• _Task prompt_:
Please, without the pictures, retype exactly the lines from the start of the material through the line that holds "const chartTitle = 'Total".

• _Data excerpt_:
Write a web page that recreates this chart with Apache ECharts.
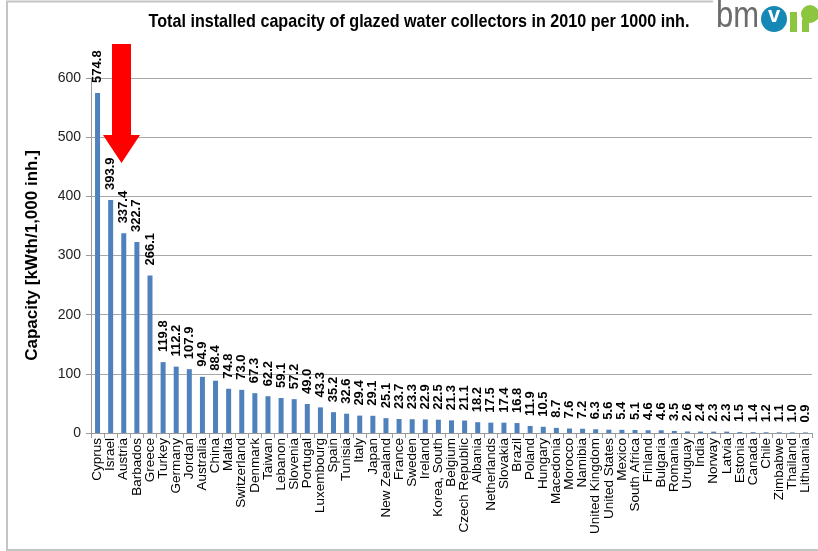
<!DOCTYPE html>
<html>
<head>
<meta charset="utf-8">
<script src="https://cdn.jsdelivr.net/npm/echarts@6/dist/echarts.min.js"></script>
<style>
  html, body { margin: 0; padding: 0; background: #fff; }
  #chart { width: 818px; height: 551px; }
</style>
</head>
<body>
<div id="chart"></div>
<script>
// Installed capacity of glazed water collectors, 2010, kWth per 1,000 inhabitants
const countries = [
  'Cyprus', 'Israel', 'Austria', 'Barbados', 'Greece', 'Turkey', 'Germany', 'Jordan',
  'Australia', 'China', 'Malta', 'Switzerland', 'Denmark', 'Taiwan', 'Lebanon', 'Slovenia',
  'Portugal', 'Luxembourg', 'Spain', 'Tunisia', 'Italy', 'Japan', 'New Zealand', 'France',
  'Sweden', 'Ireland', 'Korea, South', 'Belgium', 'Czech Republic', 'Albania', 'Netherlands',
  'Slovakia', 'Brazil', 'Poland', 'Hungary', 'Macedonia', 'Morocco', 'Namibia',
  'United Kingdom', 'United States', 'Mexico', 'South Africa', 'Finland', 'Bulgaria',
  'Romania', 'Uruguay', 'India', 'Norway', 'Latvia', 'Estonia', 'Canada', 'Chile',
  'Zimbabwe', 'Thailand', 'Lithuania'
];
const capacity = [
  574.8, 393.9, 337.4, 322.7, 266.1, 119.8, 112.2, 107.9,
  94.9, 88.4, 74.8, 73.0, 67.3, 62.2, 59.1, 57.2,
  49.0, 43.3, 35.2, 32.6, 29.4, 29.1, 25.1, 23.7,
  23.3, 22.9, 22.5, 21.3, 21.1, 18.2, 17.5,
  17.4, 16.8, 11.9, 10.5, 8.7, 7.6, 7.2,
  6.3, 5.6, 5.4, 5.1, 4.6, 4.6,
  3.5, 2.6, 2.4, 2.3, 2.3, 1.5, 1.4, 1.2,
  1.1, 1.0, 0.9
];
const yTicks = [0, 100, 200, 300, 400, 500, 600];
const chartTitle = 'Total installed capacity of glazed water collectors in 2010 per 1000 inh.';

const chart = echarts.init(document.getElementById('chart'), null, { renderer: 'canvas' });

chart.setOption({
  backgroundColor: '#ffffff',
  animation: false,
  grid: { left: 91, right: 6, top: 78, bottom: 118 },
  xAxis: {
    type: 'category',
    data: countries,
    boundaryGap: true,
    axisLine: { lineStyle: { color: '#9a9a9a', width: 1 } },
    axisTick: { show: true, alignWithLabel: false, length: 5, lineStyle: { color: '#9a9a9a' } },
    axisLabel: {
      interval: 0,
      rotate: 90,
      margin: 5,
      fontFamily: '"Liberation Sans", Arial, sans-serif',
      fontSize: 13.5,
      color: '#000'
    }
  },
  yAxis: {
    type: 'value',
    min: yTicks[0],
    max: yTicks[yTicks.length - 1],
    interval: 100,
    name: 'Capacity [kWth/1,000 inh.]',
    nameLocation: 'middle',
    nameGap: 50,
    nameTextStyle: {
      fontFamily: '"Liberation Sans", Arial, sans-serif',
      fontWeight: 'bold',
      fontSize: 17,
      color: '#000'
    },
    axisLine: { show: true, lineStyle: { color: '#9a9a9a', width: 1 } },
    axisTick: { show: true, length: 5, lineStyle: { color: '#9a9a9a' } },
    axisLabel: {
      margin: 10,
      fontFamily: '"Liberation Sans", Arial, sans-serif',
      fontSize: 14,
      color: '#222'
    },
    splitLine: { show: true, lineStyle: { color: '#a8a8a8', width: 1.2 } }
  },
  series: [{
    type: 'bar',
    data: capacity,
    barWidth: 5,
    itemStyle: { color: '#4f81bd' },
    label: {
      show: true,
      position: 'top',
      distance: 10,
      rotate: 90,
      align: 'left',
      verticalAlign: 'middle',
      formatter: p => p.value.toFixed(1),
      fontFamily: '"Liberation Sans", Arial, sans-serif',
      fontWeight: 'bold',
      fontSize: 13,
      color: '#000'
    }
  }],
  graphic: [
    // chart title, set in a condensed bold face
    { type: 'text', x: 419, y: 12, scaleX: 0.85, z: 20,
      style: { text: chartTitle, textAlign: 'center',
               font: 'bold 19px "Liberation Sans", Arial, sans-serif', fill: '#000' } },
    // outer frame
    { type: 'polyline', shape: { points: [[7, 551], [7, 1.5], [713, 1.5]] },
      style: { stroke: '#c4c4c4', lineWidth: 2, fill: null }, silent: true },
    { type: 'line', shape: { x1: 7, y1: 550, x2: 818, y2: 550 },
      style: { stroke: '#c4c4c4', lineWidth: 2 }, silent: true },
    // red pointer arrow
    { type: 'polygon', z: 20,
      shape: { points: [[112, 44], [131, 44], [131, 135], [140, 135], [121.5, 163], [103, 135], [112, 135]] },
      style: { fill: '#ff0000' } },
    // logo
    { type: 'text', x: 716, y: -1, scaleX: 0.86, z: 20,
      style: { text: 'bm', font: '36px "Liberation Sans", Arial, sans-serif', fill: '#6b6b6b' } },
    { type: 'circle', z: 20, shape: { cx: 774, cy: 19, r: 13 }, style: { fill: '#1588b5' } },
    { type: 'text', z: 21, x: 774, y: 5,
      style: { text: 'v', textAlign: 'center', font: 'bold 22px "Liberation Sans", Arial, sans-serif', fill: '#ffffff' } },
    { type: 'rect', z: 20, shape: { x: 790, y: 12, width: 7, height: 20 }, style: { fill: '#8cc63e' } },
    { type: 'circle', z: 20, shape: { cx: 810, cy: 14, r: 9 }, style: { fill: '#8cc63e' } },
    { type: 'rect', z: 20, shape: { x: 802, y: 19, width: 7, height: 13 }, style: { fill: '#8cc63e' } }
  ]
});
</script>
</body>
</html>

• _Correct answer_:
Write a web page that recreates this chart with Apache ECharts.
<!DOCTYPE html>
<html>
<head>
<meta charset="utf-8">
<script src="https://cdn.jsdelivr.net/npm/echarts@6/dist/echarts.min.js"></script>
<style>
  html, body { margin: 0; padding: 0; background: #fff; }
  #chart { width: 818px; height: 551px; }
</style>
</head>
<body>
<div id="chart"></div>
<script>
// Installed capacity of glazed water collectors, 2010, kWth per 1,000 inhabitants
const countries = [
  'Cyprus', 'Israel', 'Austria', 'Barbados', 'Greece', 'Turkey', 'Germany', 'Jordan',
  'Australia', 'China', 'Malta', 'Switzerland', 'Denmark', 'Taiwan', 'Lebanon', 'Slovenia',
  'Portugal', 'Luxembourg', 'Spain', 'Tunisia', 'Italy', 'Japan', 'New Zealand', 'France',
  'Sweden', 'Ireland', 'Korea, South', 'Belgium', 'Czech Republic', 'Albania', 'Netherlands',
  'Slovakia', 'Brazil', 'Poland', 'Hungary', 'Macedonia', 'Morocco', 'Namibia',
  'United Kingdom', 'United States', 'Mexico', 'South Africa', 'Finland', 'Bulgaria',
  'Romania', 'Uruguay', 'India', 'Norway', 'Latvia', 'Estonia', 'Canada', 'Chile',
  'Zimbabwe', 'Thailand', 'Lithuania'
];
const capacity = [
  574.8, 393.9, 337.4, 322.7, 266.1, 119.8, 112.2, 107.9,
  94.9, 88.4, 74.8, 73.0, 67.3, 62.2, 59.1, 57.2,
  49.0, 43.3, 35.2, 32.6, 29.4, 29.1, 25.1, 23.7,
  23.3, 22.9, 22.5, 21.3, 21.1, 18.2, 17.5,
  17.4, 16.8, 11.9, 10.5, 8.7, 7.6, 7.2,
  6.3, 5.6, 5.4, 5.1, 4.6, 4.6,
  3.5, 2.6, 2.4, 2.3, 2.3, 1.5, 1.4, 1.2,
  1.1, 1.0, 0.9
];
const yTicks = [0, 100, 200, 300, 400, 500, 600];
const chartTitle = 'Total installed capacity of glazed water collectors in 2010 per 1000 inh.';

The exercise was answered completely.